= Philip Gawdy =

English landowner and letter writer (1562–1617)

Philip Gawdy (13 July 1562 – 27 May 1617) was an English landowner, politician, and letter writer.

==Career==
Gawdy was the son of Bassingbourne Gawdy, senior, and Anne Wotton. He was the younger brother of Bassingbourne Gawdy.

Gawdy studied law in London, and looked for opportunities at the royal court. He wrote to his parents with news including the appointment of Amias Paulet as a commissioner for peace in the Netherlands, and competition for the shrievalties of Norfolk and Suffolk, and news of the conflict in Ireland. He wrote of fabrics and fashion at court to his sister-in-law-Anne.

Gawdy was a Member of Parliament (MP) for Thetford in 1589, Eye in 1593, Thetford in 1597, Sudbury in 1601, and Dunwich in 1604 and 1614.

In 1591, Gawdy joined the crew of the Revenge commanded by Richard Grenville in a small fleet under Thomas Howard. After encountering the Spanish at the Battle of Flores, Gawdy was captured and imprisoned in Lisbon at São Jorge Castle. He was released after undertaking to pay £200 in an exchange of prisoners.

Gawdy's relatives in Norfolk asked him to commission clothes in the latest London fashion for them, including hats and a farthingale.

In later years, Gawdy mostly lived at West Harling.
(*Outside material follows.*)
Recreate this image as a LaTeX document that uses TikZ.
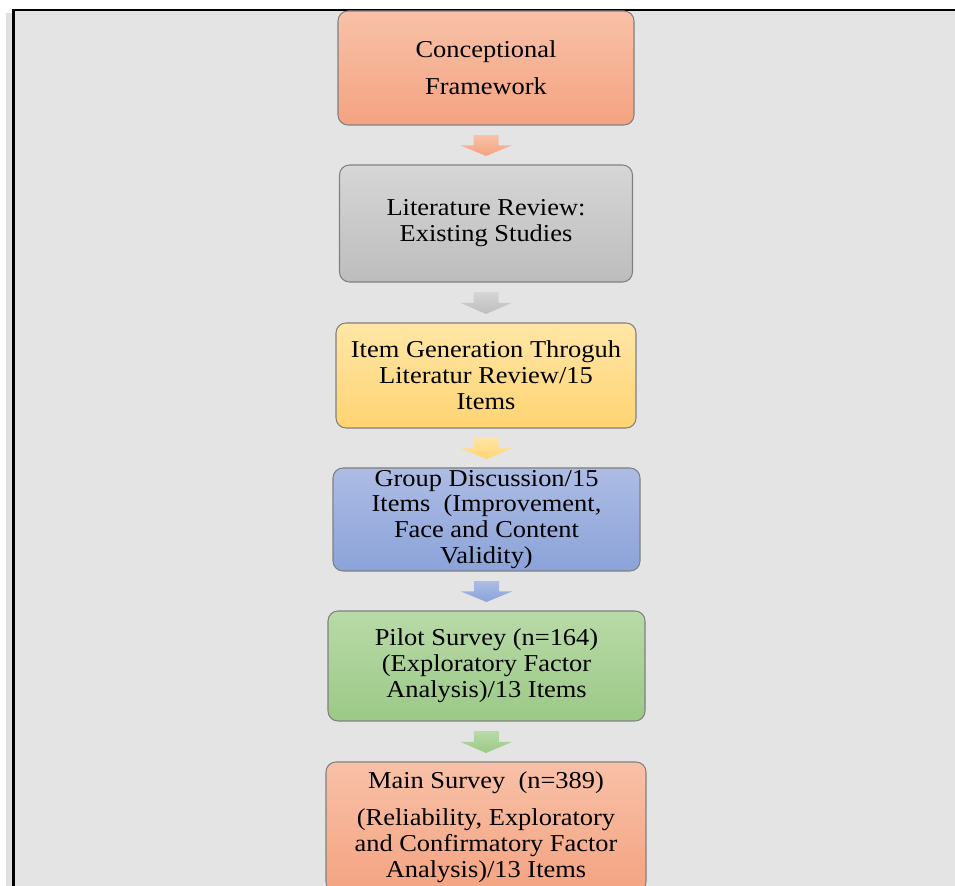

In 1605 his nephew, Bassingbourne's son, Framlingham Gawdy, had an unsuitable affair or involvement with a Mistress Havers, according to the report of Elizabeth Kitson. Gawdy took him to London, showing him the lions at the Tower of London, the royal tombs at Westminster Abbey, and the court, where his "cousins" Mary Gargrave and Elizabeth Southwell, the latter from nearby Woodrising, Norfolk, were maids of honour to Anne of Denmark.

Gawdy married Bridget (died 1609), daughter of Bartholomew Strangman of Hadleigh, Essex. He died in London on 27 May 1617.

==Letters and papers==
Gawdy's letters are held by the British Library. There are extensive archives of the Gawdy family.